HomeNewsLoan, subsidy, power woes hit wheat hopes

Loan, subsidy, power woes hit wheat hopes


Credit shortages, subsidy hiccups and high energy costs have dashed hopes of a rebound in wheat production in Zimbabwe, leaving a country once known as the breadbasket of Southern Africa facing another year of record imports.

Zimbabwe’s farmers will produce 20 000 tonnes of wheat in 2012-2013, well below the 75 000 tonnes that the government initially targeted, and historic harvest levels, US Department of Agriculture (USDA) officials said.

“Wheat production is on a declining trend since 2001, when Zimbabwe produced more than 300 000 tonnes,” the USDA’s South Africa bureau said in a report.

“A number of constraints, such as unreliable power supplies for irrigating the crop, dilapidated irrigation infrastructure, and late payments by the (State-run) Grain Marketing Board, have contributed to the declining trend in wheat production,” the briefing said.

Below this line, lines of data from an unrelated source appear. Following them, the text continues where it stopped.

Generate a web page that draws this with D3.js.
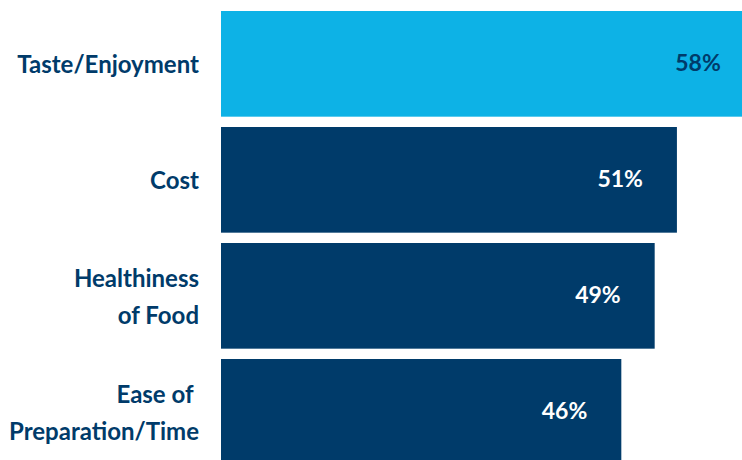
<!DOCTYPE html>
<html>
<head>
<meta charset="utf-8">
<script src="https://cdn.jsdelivr.net/npm/d3@7/dist/d3.min.js"></script>
<style>
  html, body { margin: 0; padding: 0; background: #ffffff; }
  svg { display: block; }
</style>
</head>
<body>
<svg id="chart" width="742" height="460"></svg>
<script>
// Drivers of food choice, share of respondents
const categories = [
  ["Taste/Enjoyment"],
  ["Cost"],
  ["Healthiness", "of Food"],
  ["Ease of\u00a0", "Preparation/Time"]
];
const values = [58, 51, 49, 46];
const valueLabels = ["58%", "51%", "49%", "46%"];
const highlighted = [true, false, false, false];

const width = 742, height = 460;
const left = 221;
const navy = "#003b6a";
const sky = "#0db2e6";
const font = "Lato, 'Open Sans', sans-serif";

const svg = d3.select("#chart");

const step = 116, pad = 0.089;
const y = d3.scaleBand()
  .domain(d3.range(values.length))
  .range([11, 11 + step * values.length - step * pad])
  .paddingInner(pad)
  .paddingOuter(0);

const x = d3.scaleLinear()
  .domain([10, 60])
  .range([left, 777]);

const rows = svg.selectAll("g.row")
  .data(values.map((v, i) => ({ v, i })))
  .join("g")
  .attr("class", "row");

rows.append("rect")
  .attr("x", x(10))
  .attr("y", d => y(d.i))
  .attr("width", d => x(d.v) - x(10))
  .attr("height", y.bandwidth())
  .attr("fill", d => highlighted[d.i] ? sky : navy);

rows.append("text")
  .attr("x", d => x(d.v) - 34)
  .attr("y", d => y(d.i) + y.bandwidth() / 2)
  .attr("dy", "0.3em")
  .attr("text-anchor", "end")
  .attr("font-family", font)
  .attr("font-weight", 700)
  .attr("font-size", 23)
  .attr("fill", d => highlighted[d.i] ? navy : "#ffffff")
  .text(d => valueLabels[d.i]);

// Category labels, right-aligned against the bars
const lineHeight = 37;
rows.append("text")
  .attr("text-anchor", "end")
  .attr("font-family", font)
  .attr("font-weight", 700)
  .attr("font-size", 24)
  .attr("fill", navy)
  .style("white-space", "pre")
  .each(function(d) {
    const lines = categories[d.i];
    const cy = y(d.i) + y.bandwidth() / 2;
    const first = cy + 9.5 - (lines.length - 1) * lineHeight / 2;
    d3.select(this).selectAll("tspan")
      .data(lines)
      .join("tspan")
      .attr("x", 199)
      .attr("y", (t, k) => first + k * lineHeight)
      .text(t => t);
  });
</script>
</body>
</html>
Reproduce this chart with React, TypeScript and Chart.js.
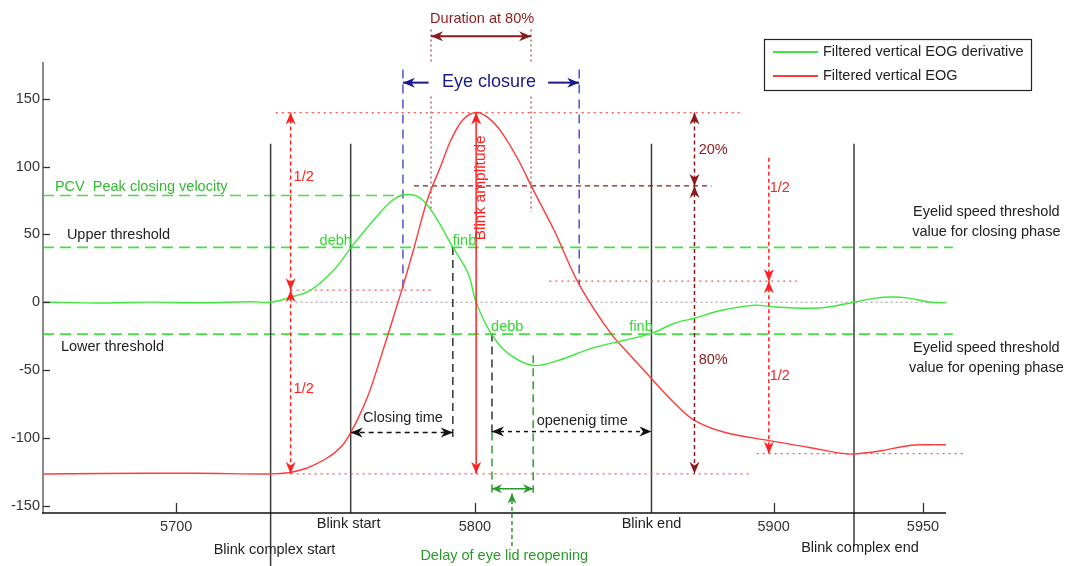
import React, { useEffect, useRef } from "react";
import { Chart, registerables } from "chart.js";

Chart.register(...registerables);

// ---------- data ----------
const eogX = [5655, 5675, 5707, 5732, 5738, 5743, 5747, 5750, 5753, 5756, 5758.4, 5761, 5764, 5766, 5770, 5775.5, 5779.6, 5784, 5788.5, 5792, 5796, 5800.4, 5804.5, 5809, 5814.5, 5819, 5826.5, 5835, 5845.5, 5852.5, 5859, 5867, 5873.5, 5883.5, 5898.5, 5912, 5923, 5927, 5936, 5945, 5952, 5958];
const eogValues = [-126.6, -126.2, -126.0, -126.5, -125.5, -122.7, -119, -115.5, -111, -104.5, -96, -85, -70, -57.6, -30, 8.9, 40, 75, 100, 119.7, 134.5, 139.8, 135.8, 125, 105, 85, 53, 12.6, -23, -40.4, -56, -74.8, -87, -95.8, -102, -107, -111.4, -111.8, -109.4, -105.7, -105, -105];

const derivX = [5655.4, 5674.5, 5691.3, 5708.1, 5724.9, 5731.6, 5738.3, 5745, 5752.7, 5758.4, 5766.1, 5771.8, 5775.9, 5780.9, 5785.3, 5792.6, 5797.7, 5800.4, 5805.4, 5811.1, 5819.5, 5827.9, 5839, 5850, 5859.1, 5866.8, 5873.5, 5882.6, 5893.6, 5900.4, 5911.8, 5918.5, 5927.3, 5934, 5939.6, 5945.3, 5952, 5958.1];
const derivValues = [0.2, -0.6, 0.1, -0.4, 0.4, 0, 3.7, 8.9, 23.6, 40, 60.6, 74, 79, 77.8, 68, 40.6, 21.4, 0, -23, -37.7, -46.6, -42.9, -34, -28, -23, -15.5, -11.8, -5.9, -2.2, -3.5, -4.4, -3.5, 0.2, 3, 3.9, 3, 0.2, -0.5];

const seriesLabels = ["Filtered vertical EOG derivative", "Filtered vertical EOG"];
const xTickValues = [5700, 5800, 5900, 5950];
const yTickValues = [-150, -100, -50, 0, 50, 100, 150];
const xRange = [5655.4, 5957.7];
const yRange = [-155.3, 177];

// reference levels / events (data units)
const upperThreshold = 40.4;
const lowerThreshold = -23.5;
const peakClosingVelocity = 78.6;
const blinkComplexStart = 5731.6;
const blinkStart = 5758.4;
const blinkEnd = 5859.1;
const blinkComplexEnd = 5926.9;
const peakTime = 5800.4;
const peakLevel = 139.7;
const baseLevel = -126.4;
const endBaseLevel = -111.6;
const eightyLevel = 85.7;
const eyeClosureStart = 5775.9;
const eyeClosureEnd = 5834.9;
const duration80Start = 5785.3;
const duration80End = 5818.8;
const closingEnd = 5792.6;
const openingStart = 5805.7;
const reopenDelayEnd = 5819.5;

const FONT = "'Liberation Sans', Arial, sans-serif";

type Opt = { color: string; width?: number; dash?: number[]; head0?: boolean; head1?: boolean; hl?: number; hw?: number };

const annotations = {
  id: "annotations",
  beforeDatasetsDraw(chart: any) {
    const ctx = chart.ctx as CanvasRenderingContext2D;
    const xs = chart.scales.x, ys = chart.scales.y;
    const X = (v: number) => xs.getPixelForValue(v);
    const Y = (v: number) => ys.getPixelForValue(v);
    const seg = (x1: number, y1: number, x2: number, y2: number, color: string, width: number, dash: number[] = []) => {
      ctx.save();
      ctx.strokeStyle = color; ctx.lineWidth = width; ctx.setLineDash(dash);
      ctx.beginPath(); ctx.moveTo(X(x1), Y(y1)); ctx.lineTo(X(x2), Y(y2)); ctx.stroke();
      ctx.restore();
    };
    const gDash = [11, 6];
    seg(xRange[0], peakClosingVelocity, eyeClosureStart, peakClosingVelocity, "#45e045", 1.6, gDash);
    seg(xRange[0], upperThreshold, 5960, upperThreshold, "#45e045", 1.6, gDash);
    seg(xRange[0], lowerThreshold, 5960, lowerThreshold, "#45e045", 1.6, gDash);
    seg(5738.3, 0, 5958, 0, "#9a9a9a", 1.2, [2, 3]);
    const k = "#3c3c3c";
    seg(blinkComplexStart, 116.8, blinkComplexStart, -196, k, 1.5);
    seg(blinkStart, 116.8, blinkStart, yRange[0], k, 1.5);
    seg(blinkEnd, 116.8, blinkEnd, yRange[0], k, 1.5);
    seg(blinkComplexEnd, 116.8, blinkComplexEnd, -180, k, 1.5);
    const rd = "#ff5050";
    seg(5733.3, peakLevel, 5890, peakLevel, rd, 1.2, [2, 4]);
    seg(5738.3, 8.9, 5786, 8.9, rd, 1.2, [2, 4]);
    seg(5738.3, baseLevel, 5892, baseLevel, rd, 1.2, [2, 4]);
    seg(5824.9, 15.5, 5907.8, 15.5, rd, 1.2, [2, 4]);
    seg(5894.3, endBaseLevel, 5963.8, endBaseLevel, rd, 1.2, [2, 4]);
    seg(5779.6, eightyLevel, 5879.2, eightyLevel, "#8b1a1a", 1.3, [5, 4]);
    const dv = "#bb8f8f";
    [duration80Start, duration80End].forEach((x) => {
      seg(x, 201, x, 176.6, dv, 2, [2, 3]);
      seg(x, 151.5, x, 66.5, dv, 2, [2, 3]);
    });
    seg(eyeClosureStart, 171.5, eyeClosureStart, 8.9, "#5252cc", 1.5, [9, 6]);
    seg(eyeClosureEnd, 171.5, eyeClosureEnd, 12.6, "#5252cc", 1.5, [9, 6]);
    seg(closingEnd, 40.6, closingEnd, -100.5, "#333", 1.5, [8, 5]);
    seg(openingStart, -23, openingStart, -96, "#333", 1.5, [8, 5]);
    seg(openingStart, -96, openingStart, -140.4, "#2f9f2f", 1.5, [8, 5]);
    seg(reopenDelayEnd, -39, reopenDelayEnd, -140.4, "#2f9f2f", 1.5, [8, 5]);
  },
  afterDatasetsDraw(chart: any) {
    const ctx = chart.ctx as CanvasRenderingContext2D;
    const xs = chart.scales.x, ys = chart.scales.y;
    const area = chart.chartArea;
    const X = (v: number) => xs.getPixelForValue(v);
    const Y = (v: number) => ys.getPixelForValue(v);

    const head = (tx: number, ty: number, dx: number, dy: number, color: string, hl: number, hw: number) => {
      const len = Math.hypot(dx, dy) || 1;
      const ux = dx / len, uy = dy / len;
      const px = -uy, py = ux;
      ctx.save();
      ctx.fillStyle = color; ctx.setLineDash([]);
      ctx.beginPath();
      ctx.moveTo(tx, ty);
      ctx.lineTo(tx - ux * hl + px * hw / 2, ty - uy * hl + py * hw / 2);
      ctx.lineTo(tx - ux * hl * 0.7, ty - uy * hl * 0.7);
      ctx.lineTo(tx - ux * hl - px * hw / 2, ty - uy * hl - py * hw / 2);
      ctx.closePath(); ctx.fill();
      ctx.restore();
    };
    const arrow = (x1: number, y1: number, x2: number, y2: number, o: Opt) => {
      const p1x = X(x1), p1y = Y(y1), p2x = X(x2), p2y = Y(y2);
      ctx.save();
      ctx.strokeStyle = o.color; ctx.lineWidth = o.width ?? 1.5; ctx.setLineDash(o.dash ?? []);
      ctx.beginPath(); ctx.moveTo(p1x, p1y); ctx.lineTo(p2x, p2y); ctx.stroke();
      ctx.restore();
      const hl = o.hl ?? 12, hw = o.hw ?? 10;
      if (o.head1 !== false) head(p2x, p2y, p2x - p1x, p2y - p1y, o.color, hl, hw);
      if (o.head0) head(p1x, p1y, p1x - p2x, p1y - p2y, o.color, hl, hw);
    };
    const text = (s: string, x: number, y: number, color: string, size = 14.5, align: CanvasTextAlign = "left", rot = 0) => {
      ctx.save();
      ctx.fillStyle = color;
      ctx.font = `${size}px ${FONT}`;
      ctx.textAlign = align; ctx.textBaseline = "middle";
      ctx.translate(X(x), Y(y));
      if (rot) ctx.rotate(rot);
      ctx.fillText(s, 0, 0);
      ctx.restore();
    };

    const red = "#ff2020", dred = "#8b1a1a", navy = "#1a1a8a", dgreen = "#2a9a2a", lgreen = "#33d633";
    arrow(5738.3, peakLevel, 5738.3, 8.9, { color: red, dash: [4, 3], head0: true });
    arrow(5738.3, 8.9, 5738.3, baseLevel, { color: red, dash: [4, 3], head0: true });
    arrow(5898.4, 106.4, 5898.4, 15.5, { color: red, dash: [4, 3] });
    arrow(5898.4, 15.5, 5898.4, endBaseLevel, { color: red, dash: [4, 3], head0: true });
    arrow(5873.5, peakLevel, 5873.5, eightyLevel, { color: dred, dash: [4, 3], head0: true });
    arrow(5873.5, eightyLevel, 5873.5, baseLevel, { color: dred, dash: [4, 3], head0: true });
    arrow(peakTime, peakLevel, peakTime, baseLevel, { color: red, width: 1.5, head0: true });
    arrow(duration80Start, 195.9, duration80End, 195.9, { color: dred, width: 2, head0: true });
    arrow(5784.5, 161.8, eyeClosureStart, 161.8, { color: navy, width: 2 });
    arrow(5824.5, 161.8, eyeClosureEnd, 161.8, { color: navy, width: 2 });
    arrow(blinkStart, -96, closingEnd, -96, { color: "#111", dash: [5, 4], head0: true });
    arrow(openingStart, -95.3, blinkEnd, -95.3, { color: "#111", dash: [4, 4], head0: true });
    arrow(openingStart, -137.5, reopenDelayEnd, -137.5, { color: dgreen, width: 1.5, head0: true, hl: 10, hw: 9 });
    arrow(5812.4, -179.6, 5812.4, -141, { color: dgreen, dash: [4, 3], hl: 10, hw: 9 });

    text("1/2", 5739.3, 92.4, red);
    text("1/2", 5739.3, -64.3, red);
    text("1/2", 5898.7, 84.3, red);
    text("1/2", 5898.7, -54, red);
    text("20%", 5874.9, 112.3, dred);
    text("80%", 5874.9, -42.9, dred);
    text("Duration at 80%", 5802.4, 208.4, dred, 14.5, "center");
    text("Eye closure", 5804.7, 162.6, navy, 18, "center");
    text("Blink amplitude", 5801.8, 84.3, red, 15.5, "center", -Math.PI / 2);
    text("Closing time", 5775.9, -85, "#222", 14.5, "center");
    text("openenig time", 5835.9, -87.2, "#222", 14.5, "center");
    text("Delay of eye lid reopening", 5809.8, -187, dgreen, 14.5, "center");
    text("PCV  Peak closing velocity", 5659.4, 85, "#33b833");
    text("Upper threshold", 5663.4, 49.5, "#222");
    text("Lower threshold", 5661.4, -33.3, "#222");
    text("debh", 5748, 45, lgreen);
    text("finb", 5792.6, 45, lgreen);
    text("debb", 5805.4, -18.5, lgreen);
    text("finb", 5851.7, -18.5, lgreen);
    text("Eyelid speed threshold", 5971.2, 66.5, "#222", 14.5, "center");
    text("value for closing phase", 5971.2, 51.7, "#222", 14.5, "center");
    text("Eyelid speed threshold", 5971.2, -34, "#222", 14.5, "center");
    text("value for opening phase", 5971.2, -48.8, "#222", 14.5, "center");
    text("Blink complex start", 5732.9, -182.6, "#222", 14.5, "center");
    text("Blink start", 5757.7, -163.3, "#222", 14.5, "center");
    text("Blink end", blinkEnd, -163.3, "#222", 14.5, "center");
    text("Blink complex end", 5928.9, -181, "#222", 14.5, "center");

    ctx.save();
    ctx.setLineDash([]);
    ctx.strokeStyle = "#8a8a8a"; ctx.lineWidth = 2;
    ctx.beginPath(); ctx.moveTo(area.left, area.top); ctx.lineTo(area.left, area.bottom); ctx.stroke();
    ctx.strokeStyle = "#111"; ctx.lineWidth = 1.6;
    ctx.beginPath(); ctx.moveTo(area.left - 1, area.bottom); ctx.lineTo(area.right, area.bottom); ctx.stroke();
    ctx.strokeStyle = "#333"; ctx.lineWidth = 1.3;
    yTickValues.forEach((v) => {
      const y = Math.round(Y(v)) + 0.5;
      ctx.beginPath(); ctx.moveTo(area.left, y); ctx.lineTo(area.left + 7, y); ctx.stroke();
    });
    xTickValues.forEach((v) => {
      const x = Math.round(X(v)) + 0.5;
      ctx.beginPath(); ctx.moveTo(x, area.bottom); ctx.lineTo(x, area.bottom - 10); ctx.stroke();
    });
    ctx.restore();

    ctx.save();
    ctx.fillStyle = "#fff";
    ctx.fillRect(764, 39, 267, 51);
    ctx.strokeStyle = "#222"; ctx.lineWidth = 1.2;
    ctx.strokeRect(764.5, 39.5, 267, 51);
    chart.data.datasets.forEach((ds: any, i: number) => {
      const ly = 52 + i * 24;
      ctx.strokeStyle = ds.borderColor; ctx.lineWidth = 2;
      ctx.beginPath(); ctx.moveTo(773, ly); ctx.lineTo(818, ly); ctx.stroke();
      ctx.fillStyle = "#222"; ctx.font = `14.5px ${FONT}`;
      ctx.textAlign = "left"; ctx.textBaseline = "middle";
      ctx.fillText(ds.label, 823, ly);
    });
    ctx.restore();
  },
};

export default function App() {
  const ref = useRef<HTMLCanvasElement | null>(null);
  useEffect(() => {
    if (!ref.current) return;
    const chart = new Chart(ref.current, {
      type: "line",
      data: {
        datasets: [
          {
            label: seriesLabels[0],
            data: derivX.map((x, i) => ({ x, y: derivValues[i] })),
            borderColor: "#3de83d",
            borderWidth: 1.4,
            pointRadius: 0,
            tension: 0.35,
            fill: false,
          },
          {
            label: seriesLabels[1],
            data: eogX.map((x, i) => ({ x, y: eogValues[i] })),
            borderColor: "#ff3a3a",
            borderWidth: 1.4,
            pointRadius: 0,
            tension: 0.35,
            fill: false,
          },
        ],
      },
      options: {
        responsive: false,
        animation: false,
        layout: { padding: { top: 62, right: 119, bottom: 0, left: 0 } },
        plugins: { legend: { display: false }, tooltip: { enabled: false } },
        scales: {
          x: {
            type: "linear",
            min: xRange[0],
            max: xRange[1],
            grid: { display: false, drawTicks: false },
            border: { display: false },
            ticks: { padding: 5, color: "#333", font: { family: FONT, size: 14.5 }, callback: (v: any) => String(v) },
            afterBuildTicks: (s: any) => { s.ticks = xTickValues.map((v) => ({ value: v })); },
            afterFit: (s: any) => { s.height = 53; },
          },
          y: {
            type: "linear",
            min: yRange[0],
            max: yRange[1],
            grid: { display: false, drawTicks: false },
            border: { display: false },
            ticks: { padding: 3, color: "#333", font: { family: FONT, size: 14.5 }, callback: (v: any) => String(v) },
            afterBuildTicks: (s: any) => { s.ticks = yTickValues.map((v) => ({ value: v })); },
            afterFit: (s: any) => { s.width = 43; },
          },
        },
      },
      plugins: [annotations],
    } as any);
    return () => chart.destroy();
  }, []);
  return (
    <div style={{ position: "absolute", left: 0, top: 0, width: 1065, height: 566, background: "#fff" }}>
      <canvas ref={ref} width={1065} height={566} />
    </div>
  );
}
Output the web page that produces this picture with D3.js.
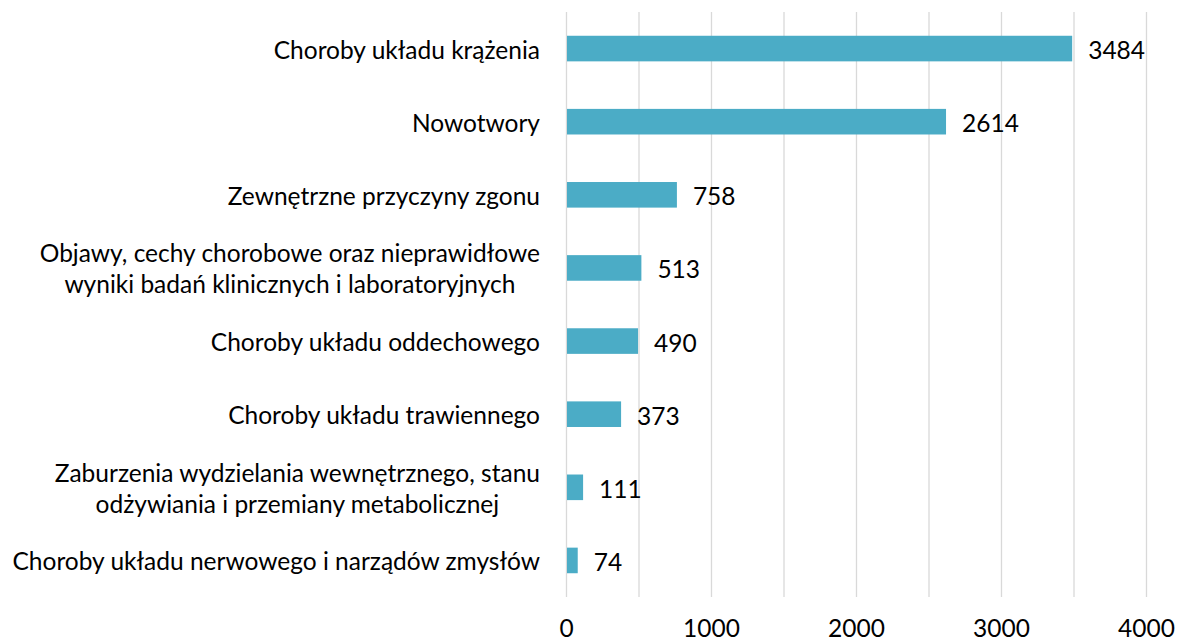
<!DOCTYPE html>
<html>
<head>
<meta charset="utf-8">
<script src="https://cdn.jsdelivr.net/npm/d3@7"></script>
<style>
  body { margin: 0; background: #fff; }
  svg text { font-family: Lato, "Open Sans", sans-serif; fill: #000; }
</style>
</head>
<body>
<svg id="chart"></svg>
<script>
// causes of death, counts
let categories = [
    ["Choroby układu krążenia"],
    ["Nowotwory"],
    ["Zewnętrzne przyczyny zgonu"],
    ["Objawy, cechy chorobowe oraz nieprawidłowe", "wyniki badań klinicznych i laboratoryjnych"],
    ["Choroby układu oddechowego"],
    ["Choroby układu trawiennego"],
    ["Zaburzenia wydzielania wewnętrznego, stanu", "odżywiania i przemiany metabolicznej"],
    ["Choroby układu nerwowego i narządów zmysłów"]
];
let values = [3484, 2614, 758, 513, 490, 373, 111, 74];
let tickLabels = [0, 1000, 2000, 3000, 4000];
let gridValues = [0, 500, 1000, 1500, 2000, 2500, 3000, 3500, 4000];

let width = 1177;
let height = 642;
let margin = {top: 12, right: 31, bottom: 45, left: 566};
let fontSize = 24.5;

var svg = d3.select('#chart').attr('width', width).attr('height', height);

let x = d3.scaleLinear()
    .domain([0, 4000])
    .range([margin.left, width - margin.right]);

let y = d3.scaleBand()
    .domain(d3.range(categories.length))
    .range([margin.top, height - margin.bottom])
    .paddingInner(0.65)
    .paddingOuter(0.325);

// gridlines
svg.append("g")
    .attr("class", "grid")
    .selectAll("line")
    .data(gridValues)
    .enter().append("line")
    .attr("x1", d => x(d) + 0.5)
    .attr("x2", d => x(d) + 0.5)
    .attr("y1", margin.top)
    .attr("y2", height - margin.bottom)
    .attr("stroke", "#d9d9d9")
    .attr("stroke-width", 1.3);

// bars
svg.append("g")
    .attr("class", "bars")
    .selectAll("rect")
    .data(values)
    .enter().append("rect")
    .attr("x", x(0) + 1)
    .attr("y", (d, i) => y(i))
    .attr("width", d => x(d) - x(0))
    .attr("height", y.bandwidth())
    .attr("fill", "#4bacc6");

// value labels
svg.append("g")
    .attr("class", "values")
    .selectAll("text")
    .data(values)
    .enter().append("text")
    .attr("x", d => x(d) + 17)
    .attr("y", (d, i) => y(i) + y.bandwidth() / 2 + 1)
    .attr("dominant-baseline", "central")
    .attr("font-size", fontSize)
    .text(d => d);

// x tick labels
let xAxis = d3.axisBottom(x)
    .tickValues(tickLabels)
    .tickSize(0)
    .tickPadding(0)
    .tickFormat(d3.format("d"));

let axisG = svg.append("g")
    .attr("transform", `translate(0, ${height - 15})`)
    .call(xAxis);
axisG.select(".domain").remove();
axisG.selectAll("text")
    .attr("font-size", fontSize)
    .attr("font-family", null)
    .attr("dy", null)
    .attr("dominant-baseline", "central");

// category labels, multi-line blocks centered on their widest line
let labelRight = margin.left - 26;
let lineHeight = 31;
let catG = svg.append("g").attr("class", "cats");
categories.forEach((lines, i) => {
    let cy = y(i) + y.bandwidth() / 2;
    let t = catG.append("text")
        .attr("font-size", fontSize)
        .attr("text-anchor", "middle")
        .attr("dominant-baseline", "central");
    lines.forEach((line, j) => {
        t.append("tspan")
            .attr("y", cy + (j - (lines.length - 1) / 2) * lineHeight)
            .text(line);
    });
    let maxW = d3.max(t.selectAll("tspan").nodes(), n => n.getComputedTextLength());
    t.selectAll("tspan").attr("x", labelRight - maxW / 2);
});
</script>
</body>
</html>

Thanks to “erratic rainfall”, the harvest of corn, the source of the food staple mealie meal, looks set to decline too, by more than one-third to 900 000 tonnes.

Zimbabwe’s wheat production should be more resilient — against weather upsets, at least — as the crop is typically planted under irrigation, in the April-to-May period,

However, the sowings window “passed with very little wheat-planting activity” after fertiliser companies failed to release nutrients targets by a government-backed $20m support programme.

This was “due to the government’s failure to settle a $50m debt dating back several seasons”, the USDA said, adding the State also owes money to “the majority of” farmers for wheat deliveries made in October.

As a further financial setback to farmers, loans for inputs are only on offer for up to 90 days, “mainly due to the unavailability of credit because of Zimbabwe’s high country risk”, while farmers report paying interest rates of 30% a year on loans.

The country’s economic situation has in fact, significantly improved since the administration of President Robert Mugabe began power sharing with the opposition Movement for Democratic Change was implemented three years ago.

Inflation, which hit 500 trillion% in 2008, has fallen to less than 5%, and the economy expanded by more than 7% a year.

Even growers who did get wheat into the ground, have faced high costs of irrigating it, estimated at $700-800 per hectare, on top of charges of $350-500 for inputs and labour, according to the Zimbabwe Farmers’ Union.

For output to be viable requires electricity prices of about $0,03 per kilowatt hour, rather than the $0,14 per kilowatt hour farmers are charged, the union said.

The USDA officials estimate Zimbabwe’s wheat imports reaching a record 250 000 tonnes in 2012-2013 for a fourth successive season.
In the October-to-April period, Russia was the biggest exporter to Zimbabwe, with 25 722 tonnes, with Argentina another major supplier.